Rhodes is an anomaly in the classical music world. He didn’t take up the piano seriously until the age of 28, and he is now recording standard piano repertoire on a pop label, Warner Music. He is their first and only core classical artist. For them he has just released what that industry might call a “concept album”, Bullets and Lullabies, his third studio recording. But before we even touch upon the album, our conversation is whizzing from one great pianist to another, as I try to chart Rhodes’s musical taste. It’s like two dogs sniffing each other’s tails. He doesn’t seem like a classical musician – how can I be sure he is legit?
Me: “So who are you into?”
Rhodes: “Well, Gould first of all. I had a poster of him on my wall all through high school. You can tell I was bullied, can’t you?”
Me: “Have you heard Gould’s Chopin?”
Rhodes: “What, the Third Sonata?”
Me: “Yeah, it’s wacky, but it has something. What about his Brahms?”

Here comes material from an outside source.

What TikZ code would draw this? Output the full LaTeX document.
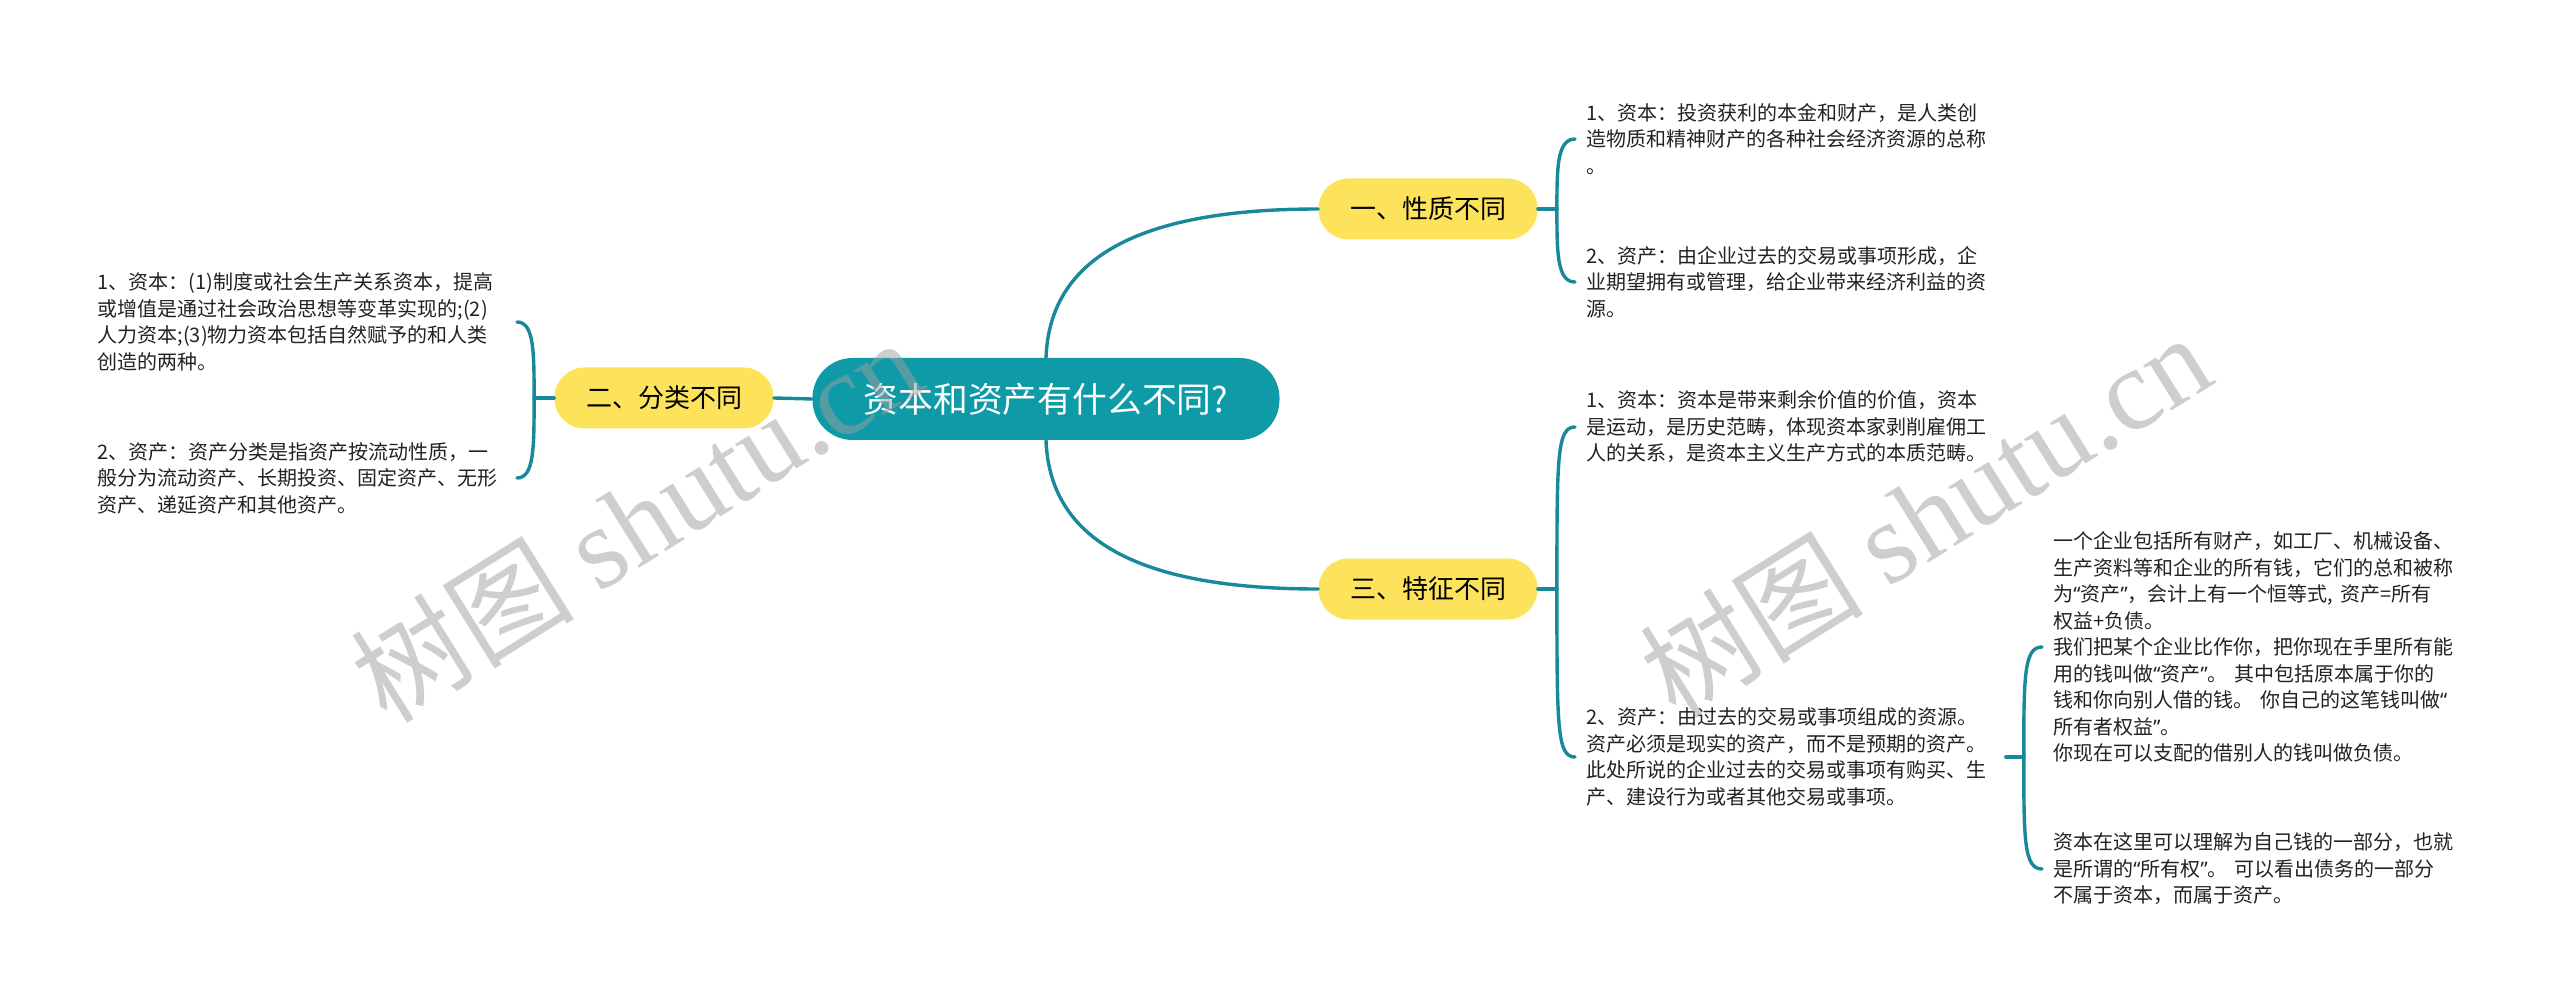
\documentclass[tikz,border=0pt]{standalone}
\usepackage{fontspec}
\setmainfont{Noto Sans CJK SC}
\newfontfamily\wmlatin{Liberation Serif}
\newfontfamily\latinq{Noto Sans}
\newcommand{\lqm}{{\latinq “}}
\newcommand{\rqm}{{\latinq ”}}
\usetikzlibrary{calc}
\definecolor{rootc}{HTML}{0F9AA8}
\definecolor{linec}{HTML}{17899A}
\definecolor{yel}{HTML}{FDE35B}
\definecolor{txt}{HTML}{222222}
\definecolor{wmc}{HTML}{9E9E9E}
\begin{document}
\begin{tikzpicture}[x=0.5pt,y=-0.5pt,
  conn/.style={draw=linec,line width=1.7pt,line cap=round},
  rootbox/.style={fill=rootc,rounded corners=20pt,minimum width=233.5pt,minimum height=41pt,text=white,font=\fontsize{17.4pt}{20pt}\selectfont,inner sep=0pt},
  branch/.style={fill=yel,rounded corners=15pt,minimum width=109.5pt,minimum height=30.5pt,text=black,font=\fontsize{13pt}{16pt}\selectfont,inner sep=0pt},
  leaf/.style={text=txt,font=\fontsize{10pt}{13.25pt}\selectfont,align=left,text width=204pt,inner xsep=5.5pt,inner ysep=0pt},
  lleaf/.style={leaf,anchor=east,text width=204.5pt,inner xsep=5pt},
  rleaf/.style={leaf,anchor=west},
  wmark/.style={text=wmc,opacity=0.5,rotate=32,inner sep=0pt}]
\useasboundingbox[fill=white] (0,0) rectangle (2560,1005);

\node[rootbox] (root) at (1046,399) {资本和资产有什么不同?};
\node[branch] (b1) at (1428,209) {一、性质不同};
\node[branch] (b2) at (664,398) {二、分类不同};
\node[branch] (b3) at (1428,589) {三、特征不同};

\node[rleaf] (r1a) at (1575,139) {1、资本：投资获利的本金和财产，是人类创\\造物质和精神财产的各种社会经济资源的总称\\。};
\node[rleaf] (r1b) at (1575,282) {2、资产：由企业过去的交易或事项形成，企\\业期望拥有或管理，给企业带来经济利益的资\\源。};
\node[rleaf] (r3a) at (1575,427) {1、资本：资本是带来剩余价值的价值，资本\\是运动，是历史范畴，体现资本家剥削雇佣工\\人的关系，是资本主义生产方式的本质范畴。};
\node[rleaf] (r3b) at (1575,757) {2、资产：由过去的交易或事项组成的资源。\\资产必须是现实的资产，而不是预期的资产。\\此处所说的企业过去的交易或事项有购买、生\\产、建设行为或者其他交易或事项。};
\node[rleaf] (r3b1) at (2042,647) {一个企业包括所有财产，如工厂、机械设备、\\生产资料等和企业的所有钱，它们的总和被称\\为\lqm 资产\rqm ，会计上有一个恒等式, 资产=所有\\权益+负债。\\我们把某个企业比作你，把你现在手里所有能\\用的钱叫做\lqm 资产\rqm 。 其中包括原本属于你的\\钱和你向别人借的钱。 你自己的这笔钱叫做\lqm\\所有者权益\rqm 。\\你现在可以支配的借别人的钱叫做负债。};
\node[rleaf] (r3b2) at (2042,869) {资本在这里可以理解为自己钱的一部分，也就\\是所谓的\lqm 所有权\rqm 。 可以看出债务的一部分\\不属于资本，而属于资产。};
\node[lleaf] (l1) at (517,322) {1、资本：(1)制度或社会生产关系资本，提高\\或增值是通过社会政治思想等变革实现的;(2)\\人力资本;(3)物力资本包括自然赋予的和人类\\创造的两种。};
\node[lleaf] (l2) at (517,478) {2、资产：资产分类是指资产按流动性质，一\\般分为流动资产、长期投资、固定资产、无形\\资产、递延资产和其他资产。};

\coordinate (f1) at ($(b1.east)+(19,0)$);
\coordinate (f2) at ($(b2.west)+(-20,0)$);
\coordinate (f3) at ($(b3.east)+(19,0)$);
\coordinate (f4) at ($(r3b.east)+(18,0)$);

\draw[conn] (root.north) .. controls +(4,-105) and +(-170,0) .. (b1.west);
\draw[conn] (root.south) .. controls +(4,105) and +(-170,0) .. (b3.west);
\draw[conn] (root.west) -- (b2.east);

\draw[conn] (b1.east) -- (f1);
\draw[conn] (f1) .. controls ($(f1|-r1a.west)+(0,30)$) and (f1|-r1a.west) .. (r1a.west);
\draw[conn] (f1) .. controls ($(f1|-r1b.west)+(0,-30)$) and (f1|-r1b.west) .. (r1b.west);

\draw[conn] (b3.east) -- (f3);
\draw[conn] (f3) .. controls ($(f3|-r3a.west)+(0,30)$) and (f3|-r3a.west) .. (r3a.west);
\draw[conn] (f3) .. controls ($(f3|-r3b.west)+(0,-30)$) and (f3|-r3b.west) .. (r3b.west);

\draw[conn] (r3b.east) -- (f4);
\draw[conn] (f4) .. controls ($(f4|-r3b1.west)+(0,30)$) and (f4|-r3b1.west) .. (r3b1.west);
\draw[conn] (f4) .. controls ($(f4|-r3b2.west)+(0,-30)$) and (f4|-r3b2.west) .. (r3b2.west);

\draw[conn] (b2.west) -- (f2);
\draw[conn] (f2) .. controls ($(f2|-l1.east)+(0,30)$) and (f2|-l1.east) .. (l1.east);
\draw[conn] (f2) .. controls ($(f2|-l2.east)+(0,-30)$) and (f2|-l2.east) .. (l2.east);

\node[wmark] (wm1) at (636,520) {\fontsize{56pt}{58pt}\selectfont 树图 {\wmlatin\fontsize{58pt}{60pt}\selectfont shutu.cn}};
\node[wmark] (wm2) at (1925,515) {\fontsize{56pt}{58pt}\selectfont 树图 {\wmlatin\fontsize{58pt}{60pt}\selectfont shutu.cn}};
\end{tikzpicture}
\end{document}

Rhodes: “Yeah, weird, not up to much. Who’s your go-to guy for the Opus 10 Ballades?”
Me: “Gilels all the way.”
Rhodes: “So Richter’s never really grabbed you? Yeah! Me neither!”
The eyes of the publicist at the table begin to glaze over. OK, Rhodes really does know his piano music. He’s already done several media spots that day, so his interview spiel is polished to high-grade lexical smoothness. But ask him to choose his favourite pianists and his eyes light up like those of a kid who’s been asked what Transformer he wants for Christmas. Rhodes speech suddenly shifts from andante to presto and you glimpse the manic enthusiasm that has propelled his unlikely career this far. The guy is completely besotted with piano music.
And he has a knack for making his musical heroes sound like superstars. Take Bach, for instance. “In the few portraits of Bach that exist he looks like this very dour, stuck-up, unemotional, cold Lutheran, incapable of romance,” Rhodes pauses to drag on a cigarette. “But then you dig a bit deeper and you see that by the age of four his closest siblings had died. At nine his mum dies. At ten his father dies. He falls in love with this incredible woman. She dies. Eleven of his 20 children die in infancy or childbirth. This guy was just soaked through with grief. And at the same time, he was a massive drinker, was having sex non-stop and getting arrested for duelling. He’s kind of like a Baroque Keith Richards.”
Coming from Rhodes, The Lives of the Great Composers sounds like the unofficial biography of a hard-partying rock band; and classical music is their drug of choice (in our conversation he calls Ravel “a substitute for crack”). It’s refreshingly unacademic, to say the least. But it makes sense: Rhodes has never studied at a conservatorium; he was a fanboy long before he had any aspirations to be a concert pianist. Aged seven, he purloined a copy of Beethoven’s Emperor Concerto from his father’s CD collection. “I’ll always remember how much it blew me away. It’s like the first time you have sex. But this insane enthusiasm for classical music turned out to be not such a good thing. I wanted to run and sprint before I could crawl. So I taught myself and it was only at 14 that I got a teacher, and then at 18 I stopped for ten years and didn’t play a note.”
Not surprisingly, Rhodes has invited comparison with the other streetwise, troubled classical soloist and been called “the Nigel Kennedy of piano”. The analogy captures Rhodes’s lack of reverence for the subject, but not the depth of his commitment to it. And with Kennedy, doesn’t it always seems like he is the superstar? Rhodes is simply desperate for people to connect with the artform. “What breaks my heart is that in the UK there must be 50 million people who have never heard a Beethoven sonata. And there’s something very, very wrong about that. It’s something that I think we should feel kind of ashamed of.” He’s preaching piano at full ball now – and I’m a believer. But although Rhodes is a fiery-tongued prophet for classical music, there’s nothing to suggest he wants to be its messiah.